#### [Given information]
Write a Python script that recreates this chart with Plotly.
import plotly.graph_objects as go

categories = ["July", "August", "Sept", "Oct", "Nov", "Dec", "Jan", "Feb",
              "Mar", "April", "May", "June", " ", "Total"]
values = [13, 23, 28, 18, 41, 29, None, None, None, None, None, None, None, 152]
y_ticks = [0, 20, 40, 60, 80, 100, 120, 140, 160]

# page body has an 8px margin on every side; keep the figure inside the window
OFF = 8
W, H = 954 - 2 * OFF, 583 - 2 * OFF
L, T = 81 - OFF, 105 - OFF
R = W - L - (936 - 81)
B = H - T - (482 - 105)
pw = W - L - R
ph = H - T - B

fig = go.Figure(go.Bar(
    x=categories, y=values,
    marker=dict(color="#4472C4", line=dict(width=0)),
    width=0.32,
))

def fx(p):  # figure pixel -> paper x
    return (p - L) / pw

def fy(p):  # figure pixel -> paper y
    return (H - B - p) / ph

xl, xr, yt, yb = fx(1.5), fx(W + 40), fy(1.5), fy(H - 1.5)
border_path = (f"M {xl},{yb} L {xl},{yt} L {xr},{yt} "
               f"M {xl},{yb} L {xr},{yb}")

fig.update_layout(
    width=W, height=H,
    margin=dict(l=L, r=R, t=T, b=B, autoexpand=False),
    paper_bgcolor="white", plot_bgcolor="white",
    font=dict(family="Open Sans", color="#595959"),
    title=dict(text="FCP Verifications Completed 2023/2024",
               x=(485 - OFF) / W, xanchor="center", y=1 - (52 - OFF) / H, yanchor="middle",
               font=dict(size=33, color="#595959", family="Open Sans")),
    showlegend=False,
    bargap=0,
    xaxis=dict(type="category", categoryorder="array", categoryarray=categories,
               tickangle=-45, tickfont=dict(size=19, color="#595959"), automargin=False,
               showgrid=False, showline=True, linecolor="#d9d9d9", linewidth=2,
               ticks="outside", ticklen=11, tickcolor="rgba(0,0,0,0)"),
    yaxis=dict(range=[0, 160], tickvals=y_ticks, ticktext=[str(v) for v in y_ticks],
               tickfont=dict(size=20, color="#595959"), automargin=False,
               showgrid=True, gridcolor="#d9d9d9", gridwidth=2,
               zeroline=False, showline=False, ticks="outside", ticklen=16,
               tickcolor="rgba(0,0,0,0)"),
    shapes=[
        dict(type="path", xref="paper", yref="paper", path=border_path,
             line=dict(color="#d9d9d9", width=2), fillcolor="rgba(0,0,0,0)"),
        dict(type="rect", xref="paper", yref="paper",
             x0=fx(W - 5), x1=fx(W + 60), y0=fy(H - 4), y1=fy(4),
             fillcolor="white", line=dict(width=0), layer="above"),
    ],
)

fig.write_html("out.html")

#### [What to produce]
Reproduce the listing above word for word.

#### [Final answer]
Write a Python script that recreates this chart with Plotly.
import plotly.graph_objects as go

categories = ["July", "August", "Sept", "Oct", "Nov", "Dec", "Jan", "Feb",
              "Mar", "April", "May", "June", " ", "Total"]
values = [13, 23, 28, 18, 41, 29, None, None, None, None, None, None, None, 152]
y_ticks = [0, 20, 40, 60, 80, 100, 120, 140, 160]

# page body has an 8px margin on every side; keep the figure inside the window
OFF = 8
W, H = 954 - 2 * OFF, 583 - 2 * OFF
L, T = 81 - OFF, 105 - OFF
R = W - L - (936 - 81)
B = H - T - (482 - 105)
pw = W - L - R
ph = H - T - B

fig = go.Figure(go.Bar(
    x=categories, y=values,
    marker=dict(color="#4472C4", line=dict(width=0)),
    width=0.32,
))

def fx(p):  # figure pixel -> paper x
    return (p - L) / pw

def fy(p):  # figure pixel -> paper y
    return (H - B - p) / ph

xl, xr, yt, yb = fx(1.5), fx(W + 40), fy(1.5), fy(H - 1.5)
border_path = (f"M {xl},{yb} L {xl},{yt} L {xr},{yt} "
               f"M {xl},{yb} L {xr},{yb}")

fig.update_layout(
    width=W, height=H,
    margin=dict(l=L, r=R, t=T, b=B, autoexpand=False),
    paper_bgcolor="white", plot_bgcolor="white",
    font=dict(family="Open Sans", color="#595959"),
    title=dict(text="FCP Verifications Completed 2023/2024",
               x=(485 - OFF) / W, xanchor="center", y=1 - (52 - OFF) / H, yanchor="middle",
               font=dict(size=33, color="#595959", family="Open Sans")),
    showlegend=False,
    bargap=0,
    xaxis=dict(type="category", categoryorder="array", categoryarray=categories,
               tickangle=-45, tickfont=dict(size=19, color="#595959"), automargin=False,
               showgrid=False, showline=True, linecolor="#d9d9d9", linewidth=2,
               ticks="outside", ticklen=11, tickcolor="rgba(0,0,0,0)"),
    yaxis=dict(range=[0, 160], tickvals=y_ticks, ticktext=[str(v) for v in y_ticks],
               tickfont=dict(size=20, color="#595959"), automargin=False,
               showgrid=True, gridcolor="#d9d9d9", gridwidth=2,
               zeroline=False, showline=False, ticks="outside", ticklen=16,
               tickcolor="rgba(0,0,0,0)"),
    shapes=[
        dict(type="path", xref="paper", yref="paper", path=border_path,
             line=dict(color="#d9d9d9", width=2), fillcolor="rgba(0,0,0,0)"),
        dict(type="rect", xref="paper", yref="paper",
             x0=fx(W - 5), x1=fx(W + 60), y0=fy(H - 4), y1=fy(4),
             fillcolor="white", line=dict(width=0), layer="above"),
    ],
)

fig.write_html("out.html")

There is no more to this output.